Source code of charts

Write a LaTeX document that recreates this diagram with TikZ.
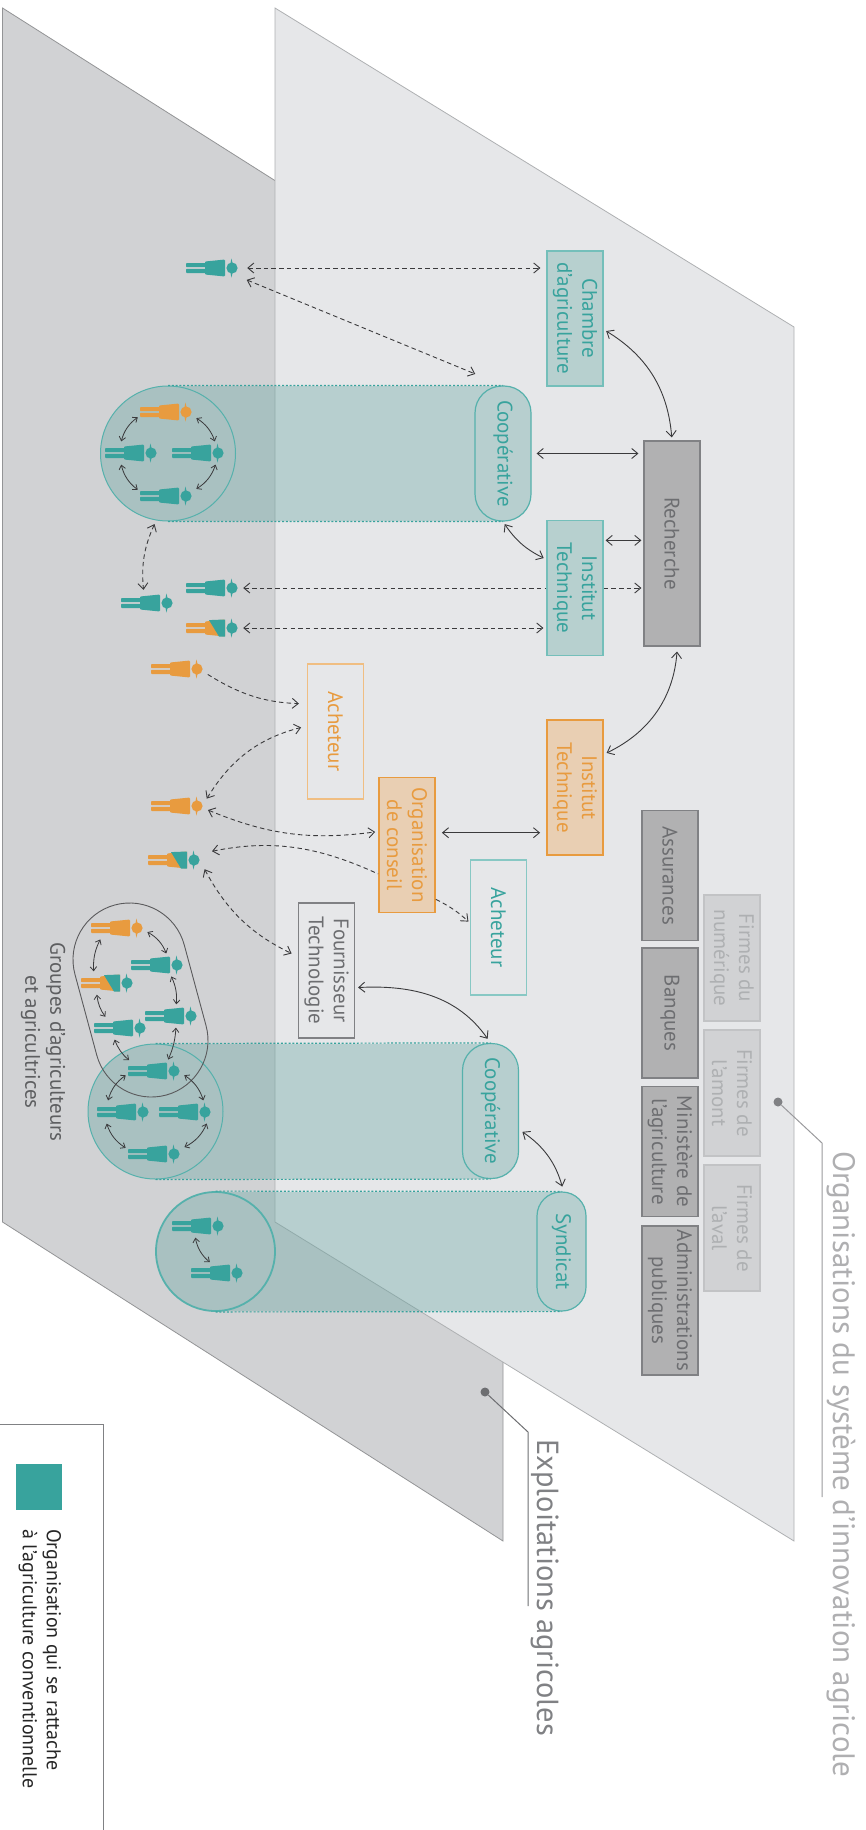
\documentclass[tikz,border=0pt]{standalone}
\usepackage{fontspec}
\setmainfont{PT Sans}
\usetikzlibrary{arrows.meta}
\definecolor{tealc}{HTML}{38A39D}
\definecolor{orangec}{HTML}{E89B3F}
\definecolor{linec}{HTML}{3A3A3C}
\definecolor{greyt}{HTML}{6D6E71}
\definecolor{mintfill}{HTML}{B7D0CF}
\definecolor{peachfill}{HTML}{E9CFB3}
\definecolor{greyline}{HTML}{808184}
\definecolor{greyfill}{HTML}{B1B1B2}
\definecolor{firmline}{HTML}{C2C3C5}
\definecolor{darkplane}{HTML}{D1D2D4}
\definecolor{lightplane}{HTML}{E6E7E9}
\definecolor{firmtext}{HTML}{AEB0B2}
\definecolor{pipec}{HTML}{58A09B}
\tikzset{
    barb/.tip={Straight Barb[length=6pt,width=10pt]},
    txt/.style={inner sep=0pt, rotate=-90, align=center, font=\fontsize{21}{25}\selectfont},
    orgbox/.style={txt, minimum width=135pt, minimum height=56pt, line width=1.2pt},
    boxteal/.style={orgbox, draw=tealc!70, fill=mintfill, text=tealc},
    boxline/.style={orgbox, draw=tealc!60, text=tealc},
    boxround/.style={orgbox, draw=tealc!85, text=tealc, rounded corners=27pt},
    boxorange/.style={orgbox, draw=orangec, line width=1.8pt, fill=peachfill, text=orangec},
    boxorline/.style={orgbox, draw=orangec!65, text=orangec},
    boxgrey/.style={orgbox, draw=greyline, fill=greyfill, text=greyt, minimum width=130pt},
    boxfirm/.style={orgbox, draw=firmline, fill=darkplane, text=firmtext, minimum width=126pt},
    ring/.style={circle, draw=tealc!85, line width=1pt, inner sep=0pt, minimum size=135pt},
    rim/.style={tealc, line width=1.2pt, dash pattern=on 2pt off 1.8pt},
    link/.style={draw=linec, line width=.9pt, barb-barb},
    dashlink/.style={link, dash pattern=on 4.5pt off 3.2pt},
    tinylink/.style={draw=linec, line width=.8pt, shorten >=2.5pt, shorten <=2.5pt, {Straight Barb[length=4pt,width=6.5pt]}-{Straight Barb[length=4pt,width=6.5pt]}},
    leaddot/.style={circle, inner sep=0pt, minimum size=9pt},
    pics/person/.style 2 args={code={
        \fill[#1, rounded corners=.8pt] (-46,-5) rectangle (-26,-.8) (-46,.8) rectangle (-26,5);
        \fill[#1, rounded corners=1pt] (-27,-6.5) -- (-7,-8.5) -- (-7,8.5) -- (-27,6.5) -- cycle;
        \fill[#2] (0,0) circle (5.6pt);
        \fill[#2] (-.5,-9.5) .. controls (1.2,-5) and (1.2,5) .. (-.5,9.5) .. controls (-2.2,5) and (-2.2,-5) .. (-.5,-9.5);
        \node[inner sep=0pt, minimum width=54pt, minimum height=18pt] (-bd) at (-19,0) {};
    }},
    pics/personmix/.style={code={
        \pic {person={orangec}{tealc}};
        \fill[tealc] (-23,-7.9) -- (-7,-8.5) -- (-7,8.5) -- (-13,8.5) -- cycle;
        \node[inner sep=0pt, minimum width=54pt, minimum height=18pt] (-bd) at (-19,0) {};
    }},
}
\begin{document}
\begin{tikzpicture}[x=1pt,y=-1pt]
    \useasboundingbox (0,0) rectangle (865,1830);
    % the two planes
    \filldraw[fill=darkplane, draw=greyline!85, line width=.8pt] (2.5,8) -- (503,325) -- (503,1541) -- (2.5,1222) -- cycle;
    \filldraw[fill=lightplane, draw=firmtext, line width=.8pt] (275,8) -- (794,327) -- (794,1541) -- (275,1222) -- cycle;

    % pipes between circles and organisations
    \begin{scope}[transparency group, opacity=.33]
        \fill[pipec] (168,453.5) circle (67.5pt);
        \fill[pipec] (168,386) rectangle (503,521);
        \fill[pipec, rounded corners=27pt] (475,386) rectangle (531,521);
    \end{scope}
    \begin{scope}[transparency group, opacity=.33]
        \fill[pipec] (155.5,1111.5) circle (67.5pt);
        \fill[pipec] (155.5,1044) rectangle (490,1179);
        \fill[pipec, rounded corners=27pt] (463,1044) rectangle (518,1179);
    \end{scope}
    \begin{scope}[transparency group, opacity=.33]
        \fill[pipec] (215.5,1251.5) circle (59.5pt);
        \fill[pipec] (215.5,1192) rectangle (561,1311);
        \fill[pipec, rounded corners=24pt] (537,1192) rectangle (586,1311);
    \end{scope}

    % organisations
    \node[boxteal] (chambre) at (575,318.5) {Chambre\\d'agriculture};
    \node[boxround] (coopa) at (503,453.5) {Coopérative};
    \node[boxgrey, minimum width=205pt] (rech) at (672,543.5) {Recherche};
    \node[boxteal] (insta) at (575,588) {Institut\\Technique};
    \node[boxorange] (instb) at (575,787.5) {Institut\\Technique};
    \node[boxorline] (achb) at (335.5,731.5) {Acheteur};
    \node[boxorange] (orga) at (407,845) {Organisation\\de conseil};
    \node[boxline] (acht) at (498.5,927.5) {Acheteur};
    \node[orgbox, draw=greyline, text=greyt] (four) at (326.5,970.5) {Fournisseur\\Technologie};
    \node[boxround] (coopb) at (490.5,1111) {Coopérative};
    \node[boxround, minimum width=119pt, minimum height=49pt, rounded corners=24pt] (synd) at (561.5,1251.5) {Syndicat};

    \node[boxgrey] (assu) at (670,875.5) {Assurances};
    \node[boxgrey] (banq) at (670,1013) {Banques};
    \node[boxgrey] (mini) at (670,1151.5) {Ministère de\\l'agriculture};
    \node[boxgrey, minimum width=149pt] (admi) at (670,1300.5) {Administrations\\publiques};
    \node[boxfirm] (firma) at (732,958) {Firmes du\\numérique};
    \node[boxfirm] (firmb) at (732,1093) {Firmes de\\l'amont};
    \node[boxfirm] (firmc) at (732,1228) {Firmes de\\l'aval};

    % circles and the group
    \node[ring] (circa) at (168,453.5) {};
    \node[ring] (circb) at (155.5,1111.5) {};
    \node[ring, minimum size=119pt, line width=1.8pt] (circc) at (215.5,1251.5) {};
    \node[draw=greyline!70!black, line width=.9pt, rounded corners=56.6pt, minimum width=113.2pt, minimum height=196.9pt, rotate=15.1, inner sep=0pt] (grp) at (140.5,1000) {};
    \draw[rim] (circa.north) -- (coopa.west);
    \draw[rim] (circa.south) -- (coopa.east);
    \draw[rim] (circb.north) -- (coopb.west);
    \draw[rim] (circb.south) -- (coopb.east);
    \draw[rim] (circc.north) -- (synd.west);
    \draw[rim] (circc.south) -- (synd.east);

    % farmers
    \pic (pa) at (232,268) {person={tealc}{tealc}};
    \pic (pb) at (232,588) {person={tealc}{tealc}};
    \pic (pc) at (232,628) {personmix};
    \pic (lb) at (167,603) {person={tealc}{tealc}};
    \pic (oa) at (197,669) {person={orangec}{orangec}};
    \pic (ob) at (197,806) {person={orangec}{orangec}};
    \pic (mc) at (194,860) {personmix};
    \pic (ca) at (186,412) {person={orangec}{orangec}};
    \pic (cb) at (151,453) {person={tealc}{tealc}};
    \pic (cc) at (218,453) {person={tealc}{tealc}};
    \pic (cd) at (186,496) {person={tealc}{tealc}};
    \pic (ga) at (137,928) {person={orangec}{orangec}};
    \pic (gb) at (177,965) {person={tealc}{tealc}};
    \pic (gc) at (127,983) {personmix};
    \pic (gd) at (191,1016) {person={tealc}{tealc}};
    \pic (ge) at (140,1028) {person={tealc}{tealc}};
    \pic (gf) at (174,1071) {person={tealc}{tealc}};
    \pic (ha) at (143,1112) {person={tealc}{tealc}};
    \pic (hb) at (205,1112) {person={tealc}{tealc}};
    \pic (hc) at (174,1154) {person={tealc}{tealc}};
    \pic (sa) at (218,1226) {person={tealc}{tealc}};
    \pic (sb) at (237,1273) {person={tealc}{tealc}};

    % dashed links
    \draw[dashlink, shorten <=7pt, shorten >=6pt] (pa-bd.east) -- (pa-bd.east -| chambre.south);
    \draw[dashlink, shorten <=7pt, shorten >=30pt] (pa-bd.south east) -- (coopa.west);
    \draw[dashlink, shorten <=4pt, shorten >=4pt] (circa.-100) to[bend right=15] (lb-bd.114);
    \draw[dashlink, barb-, shorten <=3pt] (pb-bd.east) -- (pb-bd.east -| insta.south);
    \draw[dashlink, -barb, shorten >=2pt] (pb-bd.east -| insta.north) -- (pb-bd.east -| rech.south);
    \draw[dashlink, shorten <=3pt, shorten >=3pt] (pc-bd.east) -- (pc-bd.east -| insta.south);
    \draw[dashlink, -barb, shorten <=3pt, shorten >=8pt] (oa-bd.-8) to[bend right=15] (achb.-134);
    \draw[dashlink, shorten <=3pt, shorten >=6pt] (ob-bd.10) to[bend left=22] (achb.-101);
    \draw[dashlink, shorten <=3pt, shorten >=3pt] (ob-bd.-6) to[bend right=15] (orga.-115);
    \draw[dashlink, barb-, shorten <=10pt] (mc-bd.14) to[bend left=18] (orga.-45);
    \draw[dashlink, shorten <=5pt, shorten >=7pt] (mc-bd.-10) to[bend right=18] (four.-116);
    \draw[dashlink, -barb, shorten >=2pt] (orga.28) to[bend left=8] (acht.-99);

    % solid links
    \draw[link, shorten >=3pt, shorten <=3pt] (chambre.69) to[bend left=27] (rech.west);
    \draw[link, shorten >=5pt, shorten <=5pt] (coopa.north) -- (coopa.north -| rech.south);
    \draw[link, shorten >=3pt, shorten <=3pt] (coopa.east) to[bend right=15] (insta.-135);
    \draw[link, shorten >=2pt, shorten <=2pt] (insta.149) -- (insta.149 -| rech.south);
    \draw[link, shorten >=3pt, shorten <=5pt] (rech.3) to[bend left=30] (instb.139);
    \draw[link, shorten >=6pt, shorten <=6pt] (orga.113) -- (orga.113 -| instb.south);
    \draw[link, shorten >=5pt, shorten <=3pt] (four.59) to[out=3, in=125] (coopb.west);
    \draw[link, shorten >=5pt, shorten <=4pt] (coopb.57) to[bend left=20] (synd.178);

    % links inside the circles and the group
    \draw[tinylink] (ca-bd.188) to[bend right=20] (cb-bd.141);
    \draw[tinylink] (ca-bd.-10) to[bend left=20] (cc-bd.29);
    \draw[tinylink] (cb-bd.219) to[bend right=20] (cd-bd.170);
    \draw[tinylink] (cc-bd.-28) to[bend left=20] (cd-bd.12);
    \draw[tinylink] (ga-bd.-6) to[bend left=20] (gb-bd.45);
    \draw[tinylink] (ga-bd.-151) to[bend right=15] (gc-bd.147);
    \draw[tinylink] (gb-bd.-37) to[bend left=15] (gd-bd.66);
    \draw[tinylink] (gc-bd.-141) to[bend right=15] (ge-bd.147);
    \draw[tinylink] (gd-bd.-66) to[bend left=10] (gf-bd.37);
    \draw[tinylink] (ge-bd.-128) to[bend right=15] (gf-bd.159);
    \draw[tinylink] (gf-bd.-174) to[bend right=20] (ha-bd.151);
    \draw[tinylink] (gf-bd.-6) to[bend left=20] (hb-bd.27);
    \draw[tinylink] (ha-bd.-153) to[bend right=20] (hc-bd.170);
    \draw[tinylink] (hb-bd.-23) to[bend left=20] (hc-bd.12);
    \draw[tinylink] (sa-bd.-114) to[bend right=20] (sb-bd.124);

    % titles
    \node[txt, text=greyt!85!black] (grptitle) at (43,1042) {Groupes d'agriculteurs\\et agricultrices};
    \node[txt, anchor=base west, font=\fontsize{30.5}{36}\selectfont, text=greyline] (exptitle) at (537,1439) {Exploitations agricoles};
    \node[txt, anchor=base west, font=\fontsize{31}{36}\selectfont, text=firmline!90!black] (orgtitle) at (833,1151) {Organisations du système d'innovation agricole};
    \node[leaddot, fill=greyt] (expdot) at (485,1392) {};
    \node[leaddot, fill=greyline] (orgdot) at (778,1102) {};
    \coordinate (expbend) at (528,1432);
    \coordinate (expend) at (528,1606);
    \coordinate (orgbend) at (822,1143);
    \coordinate (orgend) at (822,1497);
    \draw[greyt, line width=1pt] (expdot) -- (expbend) -- (expend);
    \draw[greyline!80, line width=1pt] (orgdot) -- (orgbend) -- (orgend);

    % legend
    \draw[greyline, line width=1pt] (-5,1424) -- (103,1424) -- (103,1840);
    \node[fill=tealc, inner sep=0pt, minimum size=46pt] (legsq) at (39,1487) {};
    \node[txt, anchor=west, align=left, font=\fontsize{20}{24}\selectfont, text=black!85] (legtxt) at (40,1529) {Organisation qui se rattache\\à l'agriculture conventionnelle};
\end{tikzpicture}
\end{document}
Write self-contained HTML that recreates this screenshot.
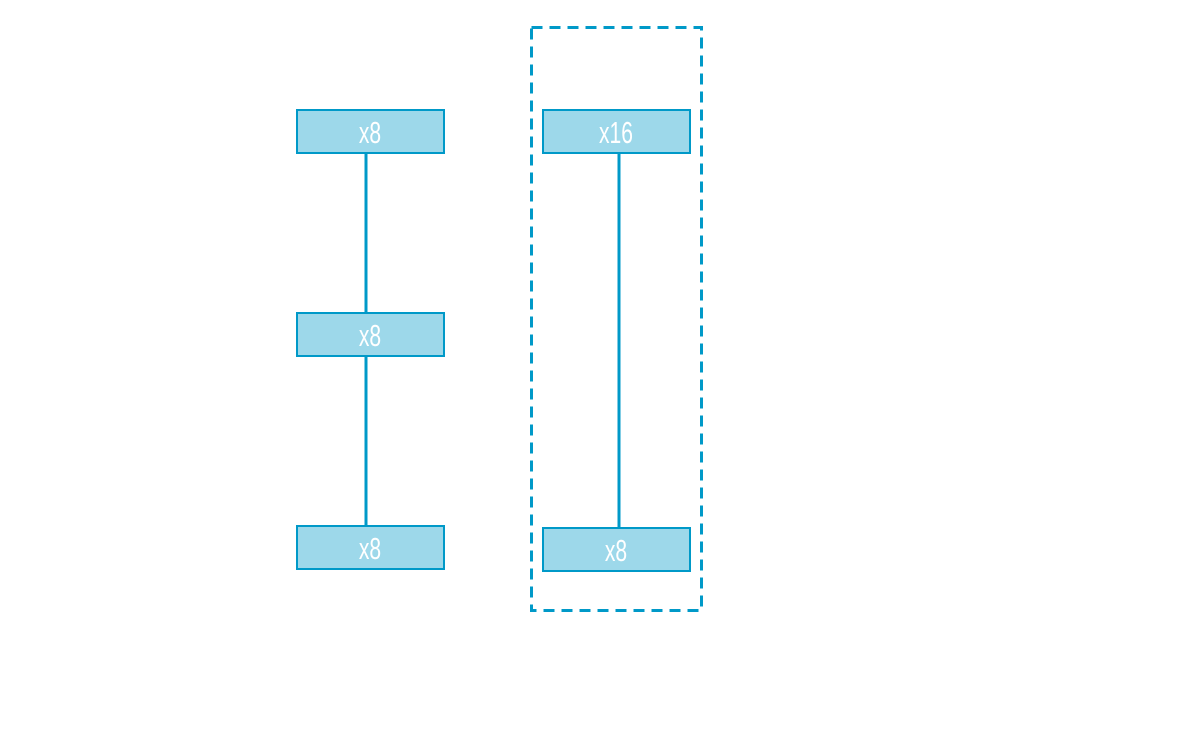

# [WORK TO DO]
Show every line above in which the word "that" occurs.

# [EXERCISE ANSWER]
Write a LaTeX document that recreates this diagram with TikZ.
Write self-contained HTML that recreates this screenshot.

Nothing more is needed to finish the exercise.